2014年1月のお知らせ
讃岐のお雑煮は、「餡もち雑煮」ではじまります。「えっ!!」という声が聞こえてきます(笑)。「いりこ(煮干し)」で出汁をとった白みそ仕立ての味噌汁に、大根・金時人参・お豆腐、そして餡子が入った丸餅を入れて、出来上がり。餡子を作るために、小豆を入れたお鍋を練炭火鉢にかけ、一晩中、ゆっくりと煮ます。火鉢のそばで、「ぐつぐつ」と音を立てる餡子を見ながら、新しい年の準備をします。楽しい思い出のひとつです。
映画「ローマの休日」を初めて見たのは、50年ほど前でしょうか・・? 激務に疲れ、大使館から抜け出したアン王女(オードリー・ヘップバーン)は、偶然、新聞記者ジョー(グレゴリー・ペック)と出会います。お互い、身分を明かさず、ローマの名所を冒険する楽しいひととき。映画の最後、王女と新聞記者たちとの会見の場面で、アン王女は、ジョーが新聞記者であることを知ります。ジョーは王女のことを記事にしないことを、密かに告げます。誰もが、ヘップバーンの妖精のような笑顔に魅了されました。
この映画の背景には、アメリカの「闇」の歴史が刻まれていることを知りました。1929年、ニュー・ヨークのウォール街から始まった世界恐慌。ルーズベルト大統領はニュー・ディール政策を打ち出し、公共事業拡大による雇用拡大、労働者の待遇改善などの社会主義的な政策で恐慌を乗り切ります。世界恐慌は資本主義の弱点を露呈し、アメリカ共産党は勢力を拡大します。1947年、トルーマン大統領は、共産党封じ込め政策を発表し、「赤狩り」が施行されました。社会的地位から、共産党員や支持者を追放しようとした運動です。最初に狙われたのが、ハリウッドの映画人たちでした。監督や俳優たちは「思想と言論の自由を保障する憲法に反する」と、抗議を呼びかけました。ダルトン・トランボ Dalton Trumboは共産主義者としてハリウッドを追放されながらも、脚本家としての仕事を続けます(300人もの映画人が追放されました)。「赤狩りの嵐」が吹く中、書かれたのが「ローマの休日」でした。トランボは親友の脚本家「ハンター」の名前を借りて、出版。名前を借りることは大変、危険なことです。一歩、間違えると、親友までも追放される危険性があるからです。

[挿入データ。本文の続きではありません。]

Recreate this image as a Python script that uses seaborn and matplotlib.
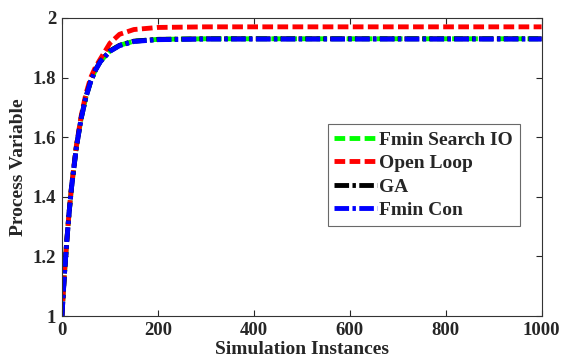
import pandas as pd
import seaborn as sns
import matplotlib.pyplot as plt

sns.set_style("ticks")
plt.rcParams['font.family'] = ['Liberation Serif', 'DejaVu Serif']
plt.rcParams['font.weight'] = 'bold'

# values
instances = [0, 5, 10, 15, 20, 30, 40, 50, 60, 70, 80, 100, 120, 150, 200, 300, 1000]
fmin_search = [1.0, 1.135, 1.249, 1.348, 1.432, 1.566, 1.663, 1.735, 1.788, 1.826, 1.854,
               1.889, 1.908, 1.922, 1.928, 1.93, 1.93]
open_loop = [1.0, 1.14, 1.25, 1.35, 1.435, 1.57, 1.67, 1.745, 1.80, 1.835, 1.862,
             1.915, 1.945, 1.961, 1.968, 1.97, 1.97]
ga = [1.0, 1.135, 1.249, 1.348, 1.432, 1.566, 1.663, 1.735, 1.788, 1.826, 1.854,
      1.889, 1.908, 1.922, 1.928, 1.93, 1.93]
fmin_con = [1.0, 1.134, 1.248, 1.347, 1.431, 1.565, 1.662, 1.734, 1.787, 1.825, 1.853,
            1.888, 1.907, 1.921, 1.927, 1.929, 1.929]

df = pd.DataFrame({'x': instances, 'fs': fmin_search, 'ol': open_loop,
                   'ga': ga, 'fc': fmin_con})

fig = plt.figure(figsize=(5.63, 3.58), dpi=100)
ax = fig.add_axes([0.110, 0.117, 0.852, 0.833])

dash = (0, (2.2, 0.9))
dashdot = (0, (3, 0.7, 0.7, 0.7))
sns.lineplot(data=df, x='x', y='fs', ax=ax, color='#00ff00', lw=3.5, linestyle=dash,
             label='Fmin Search IO')
sns.lineplot(data=df, x='x', y='ol', ax=ax, color='#ff0000', lw=3.5, linestyle=dash,
             label='Open Loop')
sns.lineplot(data=df, x='x', y='ga', ax=ax, color='black', lw=3.5, linestyle=dashdot,
             label='GA')
sns.lineplot(data=df, x='x', y='fc', ax=ax, color='#0000ff', lw=3.5, linestyle=dashdot,
             label='Fmin Con')

ax.set_xlim(0, 1000)
ax.set_ylim(1, 2)
ax.set_xticks([0, 200, 400, 600, 800, 1000])
ax.set_yticks([1, 1.2, 1.4, 1.6, 1.8, 2])
ax.set_yticklabels(['1', '1.2', '1.4', '1.6', '1.8', '2'])
ax.tick_params(direction='in', top=True, right=True, labelsize=13.5, length=4, width=0.8, pad=4)
for s in ax.spines.values():
    s.set_visible(True)
    s.set_linewidth(0.8)
    s.set_color('#333333')

ax.set_xlabel('Simulation Instances', fontsize=14, fontweight='bold', labelpad=1.5)
ax.set_ylabel('Process Variable', fontsize=14, fontweight='bold', labelpad=4)

leg = ax.legend(loc='center', bbox_to_anchor=(0.754, 0.473), handlelength=2.2,
                handletextpad=0.1, labelspacing=0.3, frameon=True, fancybox=False,
                borderpad=0.35, borderaxespad=0, prop={'weight': 'bold', 'size': 14})
leg.get_frame().set_edgecolor('#444444')
leg.get_frame().set_linewidth(0.8)

fig.savefig('out.png', dpi=100)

当時、ハリウッドではスタジオ撮影が常識でしたが、ワイラー監督はすべての映画撮影・編集を、ローマで行いました。信頼できる人物だけをローマに連れて行き、スタッフのほとんどはイタリア人です。新人オーディションにより選ばれたオードリーは、1929年ベルギーのブルッセルの生まれ。第二次世界大戦中、ナチス占領下のオランダに住んだ経験から、レジスタンスを支援した少女でした。グレゴリーも、いち早く赤狩りの抗議団体に参加しました。ローマでの撮影にこだわった理由は、自由に「のびのび」と撮影できる環境にあったからです。
2003年、「ローマの休日」公開50周年を記念して、原作「ダルトン・トランボ」の名前が初めて、「ローマの休日」の映画の画面に記録されました。平成25年12月6日、国会にて特定秘密保護法が成立。朝日新聞は、「どうする 秘密法」と題して毎日、様々な職業の方の意見を掲載しています。12月27日付け、映画作家の大林宣彦さんは「平和 命懸けで守りたい。僕ら、敗戦少年世代の最後の使命だと思っています」と記されています。「自由な空気を求める」メッセージが、「ローマの休日」には隠されています。何度も観た映画「ローマの休日」。次回は、なにかしら異なった想いで観れそうです。
1月のお休み、年始は5日まで、13日(成人の日)、25日(土曜日)そして日曜日です。
「午」の年が動き出しました。皆様が、ご健康で楽しい出来事にあふれた一年でありますように・・。おからだ、大切になさってください。